Alternatives to AVEs

I have the great good fortune of teaching an online class in Applied Public Relations and Public Affairs Research at George Washington University's Graduate School of Political Management in Washington, D.C.  Because I teach online, I am able to do so from my office east of Oakland.  And because my students take the course online, they are spread across the country and around the world.  It's very cool!

One of the tasks of teaching online is to hold a "chat" with students at a specific time each week.  Because this was my first experience with online teaching, I dreaded my first chat.  But when it happened, it was great.  Getting provocative questions from bright people is exhilarating!

I'm sure many of you have seen recent media and online discussions regarding the value of advertising value equvalencies (AVE)s and how those of us in the communications research community think them a poor form of measurement.  Recently, one of my students asked what the alternatives to AVEs are.

The alternatives to AVEs are virtually everything else. 

The most frequently used evaluation technique in our field is media analysis. The critical point with making this useful is going beyond the number of articles that mention your organization and getting some kind of assessment of the quality of coverage. For example, how much of the coverage includes your message? How much of the coverage is positive for your organization? How much is negative?

You can make this more meaningful in a campaign sense and across time if you get the same kinds of numbers for the members of your competitive set. Then you can compare your organization's coverage to that of your competitors. You can talk about share of voice, share of positive voice, share of negative voice, etc. You can also combine these last two into some kind of ratio or index.

You can take media analysis even further if you begin to examine share of voice on specific topics that are important to your organization. Are there specific product or service areas through which your organization is trying to differentiate itself against the competition? If so, you could look at competitive coverage on that specific topic to see if you are getting more positive coverage on that topic than your competitors are.


Beyond media analysis, you can do pre-program and post-program surveys of target audiences to determine changes in awareness, attitudes or intent to act (vote, purchase a product, service or stock, etc.)


Finally, you may be able to link your communications efforts directly to sales. If your organization does no communication activities other than PR, then you may be able to take some credit for changes in sales or other stakeholder behaviors. However, usually, organizations use additional forms of communication, such as media advertising, couponing, etc. So it is almost never as simple as taking credit for good news. 

However, with the power of computers and statistical analysis, some marketers have begun to build models that help to understand the relative and combined contributions of different marketing communications tools. Following is the link to a paper about such a tool on the IPR website.

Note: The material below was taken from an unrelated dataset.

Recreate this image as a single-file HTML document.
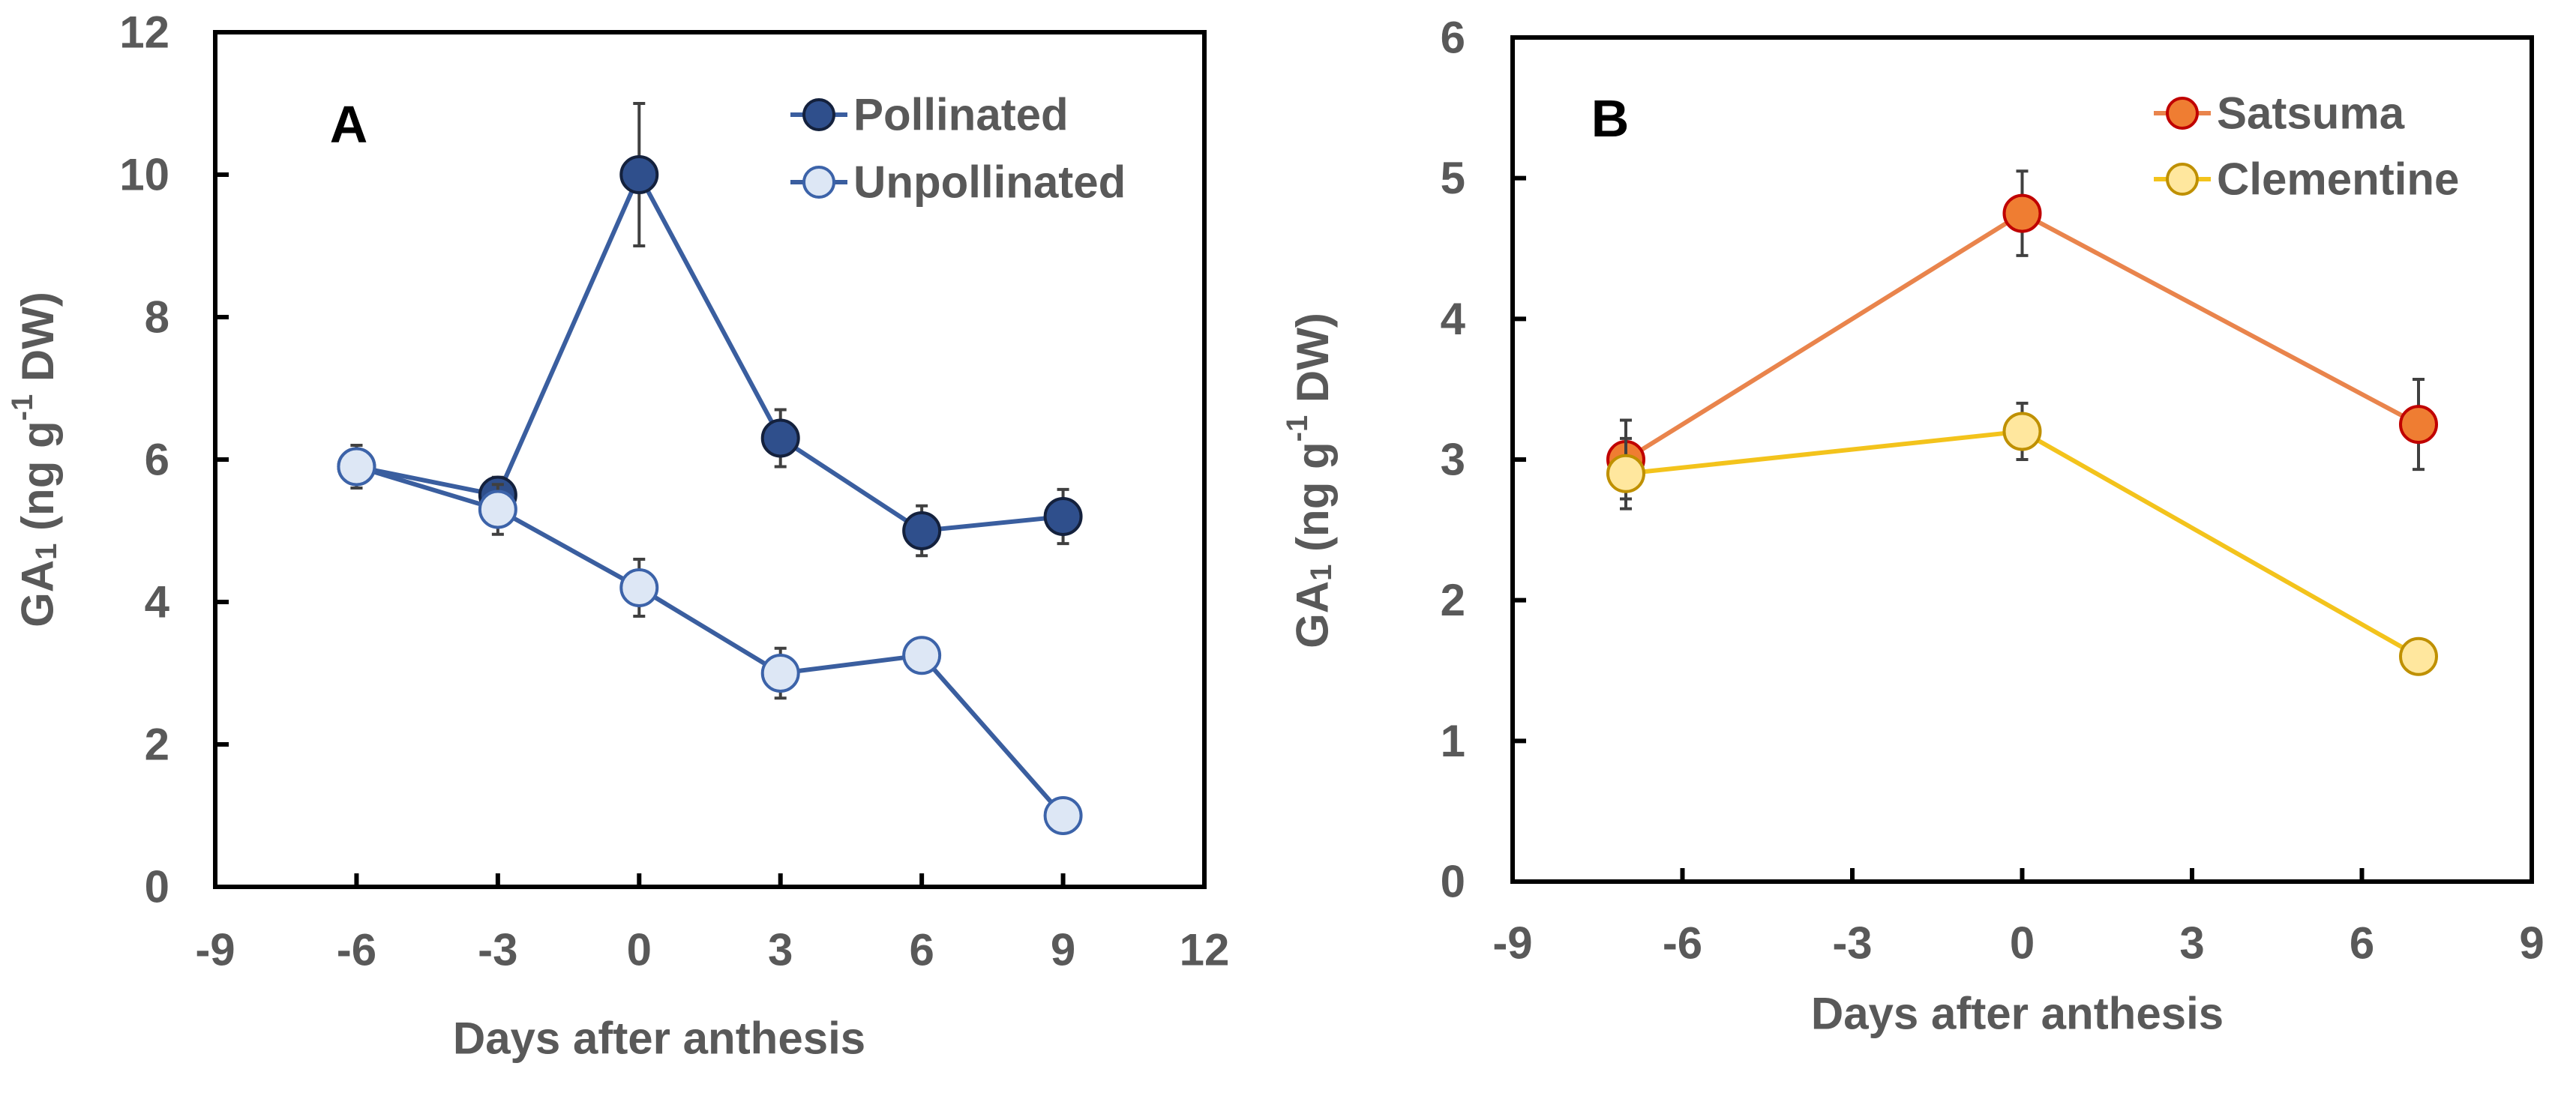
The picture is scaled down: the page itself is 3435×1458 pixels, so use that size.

In the last paragraph, I noted a number of communications activities that can contribute to a change in behavioral activity. It actually is more complex than that. In addition to changes in communication, an organization might have a new sales force, new forms of distribution, new product or packaging design and so on. While these are all consumer-packaged-goods terms, they also might refer to changes in a candidate's position leading to an increase (or decrease) in votes or a corporate strategy leading to an increase or decrease in share price.

So, to summarize, there are numerous alternatives to AVEs that are far more meaningful and useful to PR.